Regardless of whether the contested statements are hearsay, the motion to strike is denied. In preliminary injunction proceedings, courts often accept hearsay and other inadmissible evidence when to do so will prevent irreparable harm. Flynt Distributing Co. v. Harvey, 734 F.2d 1389, 1394 (9th Cir. 1984). Such evidence may be considered when, "weighing all the attendant factors, including the need for expedition, [the] type of evidence [is] appropriate given the character and objectives of the proceeding." Asseo v. Pan American Grain Co., 805 F.2d 23, 26 (1st Cir. 1986). Not surprisingly, preliminary injunction "is customarily granted on the basis of procedures that are less formal and evidence that is less complete than in a trial on the merits." Univ. of Tex. v. Camenisch, 451 U.S. 390, 395 (1981). See also Fed.R.Civ.P. 65(a)(2) (suggesting not all evidence considered in the preliminary injunction context "would be admissible upon the trial on the merits").

In this case, the questioned evidence comes in the form of declarative statements by Aviara Farms' principal and consistent supporting documentation (including photos of labeled boxes and various correspondence to Aviara Farms from Finca). Given the expeditious and complex nature of this proceeding, the declarative evidence has been considered by the court.

IV. Conclusion

For the reasons set forth above, the court hereby GRANTS Plaintiffs' request for a preliminary injunction as against Defendants Finca, Schumaker, and RS International, and DENIES without prejudice the request as against all other defendants. The court therefore ORDERS: AS TO DEFENDANT AGROPECUARIA LA FINCA S.P.R. de S.R. ("Finca"):

1) Defendant Finca, its agents, subsidiaries, successors, assignees, principals, associates, employees, attorneys and persons acting in concert with it, are hereby restrained from engaging in, committing, or performing, directly or indirectly, any or all of the following acts, until further court order: transferring, transporting, assigning or selling any produce grown by Finca and shipped to the United States to any party other than Aviara Farms for distribution within the United States.

2) Defendant Finca, its agents, subsidiaries, successors, assignees, principals, associates, employees, attorneys and persons acting in concert with it, are ordered and instructed to turn over all produce grown by Finca to Aviara Farms for distribution and sale within the United States.


1) Defendants Richard Schumaker and RS International, their agents, subsidiaries, successors, assignees, principals, associates, employees, attorneys and persons acting in concert with them, are restrained from engaging in, committing, or performing, directly or indirectly, any or all of the following acts, until further court order: receiving, distributing, selling, transferring or assigning any produce grown by Finca.*fn3

The court further ORDERS:

1) This Preliminary Injunction shall remain in effect until further order of the court.

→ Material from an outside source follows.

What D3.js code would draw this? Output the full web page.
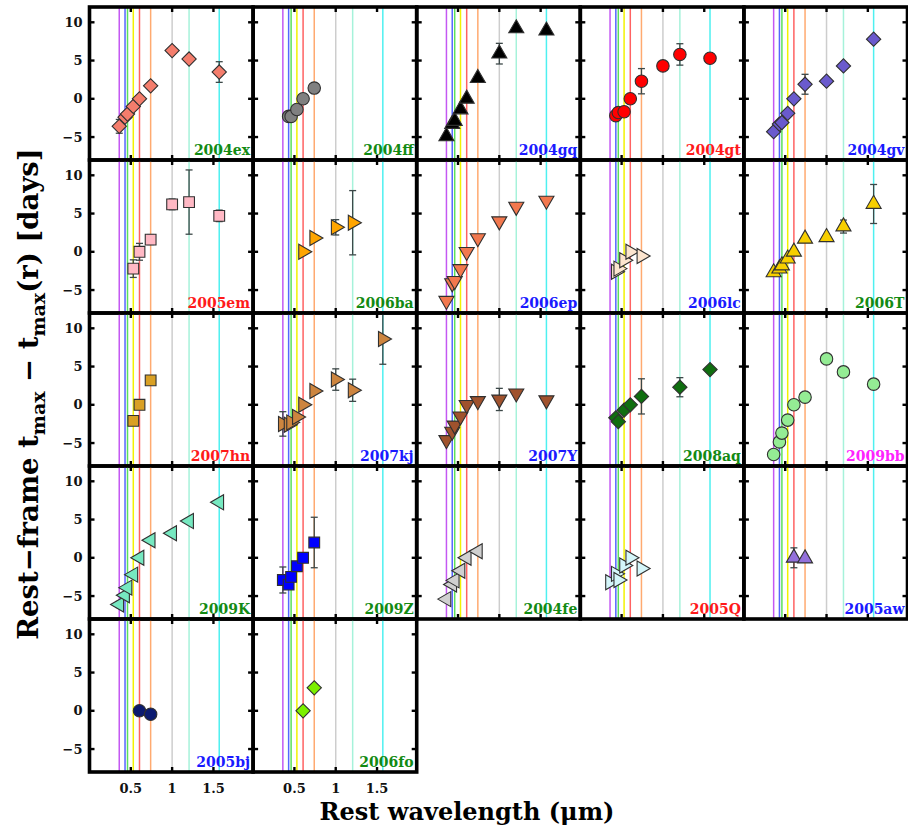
<!DOCTYPE html>
<html>
<head>
<meta charset="utf-8">
<script src="https://cdn.jsdelivr.net/npm/d3@7"></script>
<style>
  html, body { margin: 0; padding: 0; background: #fff; }
  svg { display: block; }
  text { font-family: "DejaVu Serif", "Liberation Serif", serif; font-weight: bold; }
</style>
</head>
<body>
<svg id="chart" width="908" height="832"></svg>
<script>
// Filter bands and their rest-frame effective wavelengths (µm)
const bands = ["u", "B", "g", "V", "r", "i", "Y", "J", "H"];
const bandWavelengths = [0.36, 0.43, 0.46, 0.53, 0.605, 0.74, 1.0, 1.205, 1.57];
const bandLineColors = ["#c458f2", "#5566ff", "#5ce05c", "#f2f200", "#ff6262", "#ffaa70", "#cdcdcd", "#a6f2da", "#4ef0f0"];

// Supernovae, one per panel (row-major order)
const supernovae = ["2004ex", "2004ff", "2004gq", "2004gt", "2004gv",
                    "2005em", "2006ba", "2006ep", "2006lc", "2006T",
                    "2007hn", "2007kj", "2007Y", "2008aq", "2009bb",
                    "2009K", "2009Z", "2004fe", "2005Q", "2005aw",
                    "2005bj", "2006fo"];
const labelColors = ["#138a13", "#138a13", "#1a1aff", "#ff1a1a", "#1a1aff",
                     "#ff1a1a", "#138a13", "#1a1aff", "#1a1aff", "#138a13",
                     "#ff1a1a", "#1a1aff", "#1a1aff", "#138a13", "#ff22ff",
                     "#138a13", "#138a13", "#138a13", "#ff1a1a", "#1a1aff",
                     "#1a1aff", "#138a13"];
const markerShapes = ["diamond", "circle", "up", "circle", "diamond",
                      "square", "right", "down", "right", "up",
                      "square", "right", "down", "diamond", "circle",
                      "left", "square", "left", "right", "up",
                      "circle", "diamond"];
const markerFills = ["#f47d6c", "#808080", "#000000", "#ff0000", "#6a5acd",
                     "#ffb8c4", "#ffa500", "#f2784e", "#fce5cf", "#f7cf00",
                     "#d9a024", "#cd853f", "#a0522d", "#0f6e0f", "#94ec94",
                     "#76e8c0", "#0000ff", "#d0d0d0", "#d4f6fa", "#9370db",
                     "#0b1a70", "#7cf000"];

// Rest-frame t_max - t_max(r) in days, per band u..H (null = no measurement)
const delays = [
  [-3.6, -2.4, -2.0, -1.0, 0, 1.7, 6.3, 5.2, 3.5],
  [null, -2.3, -2.3, -1.4, 0, 1.4, null, null, null],
  [-4.9, -3.3, -2.9, -1.4, 0, 2.7, 5.9, 9.2, 8.9],
  [null, -2.2, -1.8, -1.7, 0, 2.3, 4.3, 5.8, 5.3],
  [-4.3, -3.3, -3.1, -1.9, 0, 1.9, 2.3, 4.3, 7.8],
  [null, null, null, -2.2, 0, 1.6, 6.2, 6.5, 4.7],
  [null, null, null, null, 0, 1.8, 3.2, 3.8, null],
  [-6.4, -4.1, -3.8, -2.25, 0, 1.8, 4.0, 5.9, 6.7],
  [null, -2.6, -2.2, -1.1, 0, -0.55, null, null, null],
  [-2.7, -2.2, -1.8, -0.9, 0, 1.7, 1.9, 3.3, 6.25],
  [null, null, null, -2.1, 0, 3.2, null, null, null],
  [-2.5, -2.6, -2.3, -1.6, 0, 1.8, 3.3, 1.9, 8.6],
  [-4.6, -3.5, -2.7, -1.5, 0, 0.5, 0.7, 1.5, 0.6],
  [null, -1.7, -2.2, -0.7, 0, 1.1, null, 2.3, 4.6],
  [-6.5, -4.85, -3.7, -2.0, 0, 1.0, 6.0, 4.3, 2.7],
  [-6.1, -4.9, -3.9, -2.2, 0, 2.3, 3.2, 4.8, 7.25],
  [-2.9, -3.5, -2.5, -1.1, 0, 2.0, null, null, null],
  [-5.4, -3.5, -2.95, -1.7, 0, 0.85, null, null, null],
  [-3.2, -2.1, -2.9, -1.0, 0, -1.4, null, null, null],
  [null, null, null, null, 0, -0.1, null, null, null],
  [null, null, null, null, 0, -0.45, null, null, null],
  [null, null, null, null, 0, 3.0, null, null, null]
];
// Symmetric 1-sigma uncertainties (days); null = no error bar drawn
const delayErrors = [
  [0.9, null, null, null, null, null, null, null, 1.35],
  [null, null, null, null, null, null, null, null, null],
  [null, null, null, null, null, null, 1.35, null, null],
  [null, null, null, null, null, 1.65, null, 1.4, null],
  [null, null, null, null, null, 1.3, null, null, null],
  [null, null, null, 1.15, 1.1, 0.65, 0.7, 4.2, 0.75],
  [null, null, null, null, null, null, 1.0, 4.2, null],
  [null, null, null, null, null, null, null, null, null],
  [null, null, null, null, null, null, null, null, null],
  [null, null, null, null, null, null, null, 0.85, 2.55],
  [null, null, null, null, null, null, null, null, null],
  [1.6, null, null, null, null, null, 1.4, 1.45, 3.3],
  [null, null, null, null, null, null, 1.45, null, null],
  [null, null, null, null, null, 2.3, null, 1.25, null],
  [null, null, null, null, null, null, null, null, null],
  [0.4, null, null, null, null, null, null, null, null],
  [1.7, null, null, null, null, 3.3, null, null, null],
  [null, null, null, null, null, null, null, null, null],
  [null, null, null, null, null, null, null, null, null],
  [null, null, null, null, 1.3, null, null, null, null],
  [null, null, null, null, null, null, null, null, null],
  [null, null, null, null, null, null, null, null, null]
];

const yTickValues = [-5, 0, 5, 10];
const xTickValues = [0.5, 1, 1.5];
const xTickLabels = ["0.5", "1", "1.5"];

// ---- layout ----
const nCols = 5;
const gridLeft = 89.5, gridTop = 7;
const panelW = 163.6, panelH = 153;
const xDomain = [0, 1.98], yDomain = [-8, 12];

const svg = d3.select("#chart");

const symbolFor = {
  circle: { type: d3.symbolCircle, size: 122, rotate: 0 },
  square: { type: d3.symbolSquare, size: 116, rotate: 0 },
  diamond: { type: d3.symbolSquare, size: 102, rotate: 45 },
  up: { type: d3.symbolTriangle, size: 98, rotate: 0 },
  down: { type: d3.symbolTriangle, size: 98, rotate: 180 },
  right: { type: d3.symbolTriangle, size: 98, rotate: 90 },
  left: { type: d3.symbolTriangle, size: 98, rotate: -90 }
};

supernovae.forEach((name, k) => {
  const col = k % nCols, row = Math.floor(k / nCols);
  const x0 = gridLeft + col * panelW, y0 = gridTop + row * panelH;
  const x = d3.scaleLinear().domain(xDomain).range([x0, x0 + panelW]);
  const y = d3.scaleLinear().domain(yDomain).range([y0 + panelH, y0]);

  const g = svg.append("g").attr("class", "panel");

  // filter wavelength guide lines
  g.selectAll("line.band")
    .data(bandWavelengths)
    .join("line")
    .attr("class", "band")
    .attr("x1", d => x(d)).attr("x2", d => x(d))
    .attr("y1", y0).attr("y2", y0 + panelH)
    .attr("stroke", (d, i) => bandLineColors[i])
    .attr("stroke-width", 1.5);

  const pts = bands.map((b, i) => ({ w: bandWavelengths[i], v: delays[k][i], e: delayErrors[k][i] }))
                   .filter(d => d.v !== null);

  // error bars
  const eb = pts.filter(d => d.e !== null);
  const capW = 3.5;
  const ebg = g.selectAll("g.err").data(eb).join("g").attr("class", "err")
    .attr("stroke", "#3c4848").attr("stroke-width", 1.3);
  ebg.append("line")
    .attr("x1", d => x(d.w)).attr("x2", d => x(d.w))
    .attr("y1", d => y(d.v - d.e)).attr("y2", d => y(d.v + d.e));
  ebg.append("line")
    .attr("x1", d => x(d.w) - capW).attr("x2", d => x(d.w) + capW)
    .attr("y1", d => y(d.v - d.e)).attr("y2", d => y(d.v - d.e));
  ebg.append("line")
    .attr("x1", d => x(d.w) - capW).attr("x2", d => x(d.w) + capW)
    .attr("y1", d => y(d.v + d.e)).attr("y2", d => y(d.v + d.e));

  // markers
  const sym = symbolFor[markerShapes[k]];
  g.selectAll("path.pt").data(pts).join("path")
    .attr("class", "pt")
    .attr("d", d3.symbol().type(sym.type).size(sym.size))
    .attr("transform", d => `translate(${x(d.w)},${y(d.v)}) rotate(${sym.rotate})`)
    .attr("fill", markerFills[k])
    .attr("stroke", "#303030")
    .attr("stroke-width", 1.1);

  // supernova name
  g.append("text")
    .attr("x", x0 + panelW - 3)
    .attr("y", y0 + panelH - 5)
    .attr("text-anchor", "end")
    .attr("font-size", 14)
    .attr("fill", labelColors[k])
    .text(name);

  // inner tick marks on all four sides
  const tk = 5;
  const ticks = g.append("g").attr("stroke", "#000").attr("stroke-width", 2.4);
  yTickValues.forEach(v => {
    ticks.append("line").attr("x1", x0).attr("x2", x0 + tk).attr("y1", y(v)).attr("y2", y(v));
    ticks.append("line").attr("x1", x0 + panelW - tk).attr("x2", x0 + panelW).attr("y1", y(v)).attr("y2", y(v));
  });
  xTickValues.forEach(v => {
    ticks.append("line").attr("x1", x(v)).attr("x2", x(v)).attr("y1", y0).attr("y2", y0 + tk);
    ticks.append("line").attr("x1", x(v)).attr("x2", x(v)).attr("y1", y0 + panelH - tk).attr("y2", y0 + panelH);
  });

  // panel frame
  g.append("rect")
    .attr("x", x0).attr("y", y0).attr("width", panelW).attr("height", panelH)
    .attr("fill", "none").attr("stroke", "#000").attr("stroke-width", 3.6);

  // y tick labels on the first column
  if (col === 0) {
    g.selectAll("text.ytl").data(yTickValues).join("text")
      .attr("class", "ytl")
      .attr("x", x0 - 7)
      .attr("y", d => y(d))
      .attr("dy", "0.36em")
      .attr("text-anchor", "end")
      .attr("font-size", 13)
      .attr("fill", "#111")
      .text(d => d < 0 ? "\u2212" + Math.abs(d) : d);
  }
  // x tick labels under the last row
  if (row === Math.floor((supernovae.length - 1) / nCols)) {
    g.selectAll("text.xtl").data(xTickValues).join("text")
      .attr("class", "xtl")
      .attr("x", d => x(d))
      .attr("y", y0 + panelH + 21)
      .attr("text-anchor", "middle")
      .attr("font-size", 13)
      .attr("fill", "#111")
      .text((d, i) => xTickLabels[i]);
  }
});

// axis titles
svg.append("text")
  .attr("x", 467).attr("y", 820)
  .attr("text-anchor", "middle")
  .attr("font-size", 24)
  .attr("fill", "#000")
  .text("Rest wavelength (\u03bcm)");

const yt = svg.append("text")
  .attr("transform", "translate(38,394) rotate(-90)")
  .attr("text-anchor", "middle")
  .attr("font-size", 27.5)
  .attr("fill", "#000");
yt.append("tspan").text("Rest\u2212frame t");
yt.append("tspan").attr("font-size", 19).attr("dy", 7).text("max");
yt.append("tspan").attr("dy", -7).text(" \u2212 t");
yt.append("tspan").attr("font-size", 19).attr("dy", 7).text("max");
yt.append("tspan").attr("dy", -7).text("(r) [days]");
</script>
</body>
</html>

2) Plaintiffs shall post a security deposit with this court in the amount of $50,000 before 5:00 p.m. on February 4, 2009.

3) Plaintiffs shall serve Defendants with a copy of this order, and Plaintiffs' ex parte application and supporting papers, to the extent such service has not already been effected.

4) This Preliminary Injunction shall be binding upon the parties to this action and all other persons or entities who receive actual notice of this order by personal service or other acceptable means of service.